34. “How high your awareness level is determines how much meaning you get from your world. Photography can teach you to improve your awareness level.”
35. “I am sure the next step will be the electronic image, and I hope I shall live to see it. I trust that the creative eye will continue to function, whatever technological innovations may develop.”
36. “…one sees differently with color photography than black-and-white… in short, visualization must be modified by the specific nature of the equipment and materials being used.”
37. “Notebook. No photographer should be without one.”
38. “The sheer ease with which we can produce a superficial image often leads to creative disaster.”
39. “To photograph truthfully and effectively is to see beneath the surfaces.”
40. “Let us leave a splendid legacy for our children...let us turn to them and say, this you inherit: guard it well, for it is far more precious than money...and once destroyed, nature's beauty cannot be repurchased at any price.”
41. “I believe the world is incomprehensibly beautiful - an endless prospect of magic and wonder.”
42. “Bad weather makes for good photography.”
43. “I believe in beauty. I believe in stones and water, air and soil, people and their future and their fate.”
44. “We all move on the fringes of eternity and are sometimes granted vistas through fabric of illusion. Many refuse to admit it: I feel a mystery exists. There are certain times, when, as on the whisper of the wind, there comes a clear and quiet realization that there is indeed a presence in the world, a nonhuman entity that is not necessarily inhuman.”
45. “I never know in advance what I will photograph… I go out into the world and hope I will come across something that imperatively interests me. I am addicted to the found object. I have no doubt that I will continue to make photographs till my last breath.”

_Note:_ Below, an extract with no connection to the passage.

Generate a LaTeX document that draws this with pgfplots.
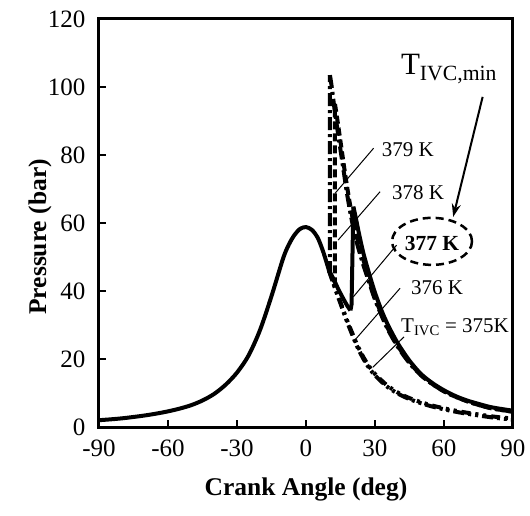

46. “Today, we must realize that nature is revealed in the simplest meadow, wood lot, marsh, stream, or tidepool, as well as in the remote grandeur of our parks and wilderness areas.”
47. “No matter how sophisticated you may be, a large granite mountain cannot be denied – it speaks in silence to the very core of your being.”
48. “Both the grand and the intimate aspects of nature can be revealed in the expressive photograph. Both can stir enduring affirmations and discoveries, and can surely help the spectator in his search for identification with the vast world of natural beauty and wonder surrounding him.”
49. “There are no forms in nature. Nature is a vast, chaotic collection of shapes. You as an artist create configurations out of chaos. You make a formal statement where there was none to begin with. All art is a combination of an external event and an internal event.”
50. “In my mind's eye, I visualize how a particular...Sight and feeling will appear on a print. If it excites me, there is a good chance it will make a good photograph. It is an intuitive sense, an ability that comes from a lot of practice.”
51. “I tried to keep both arts alive, but the camera won. I found that while the camera does not express the soul, perhaps a photograph can!”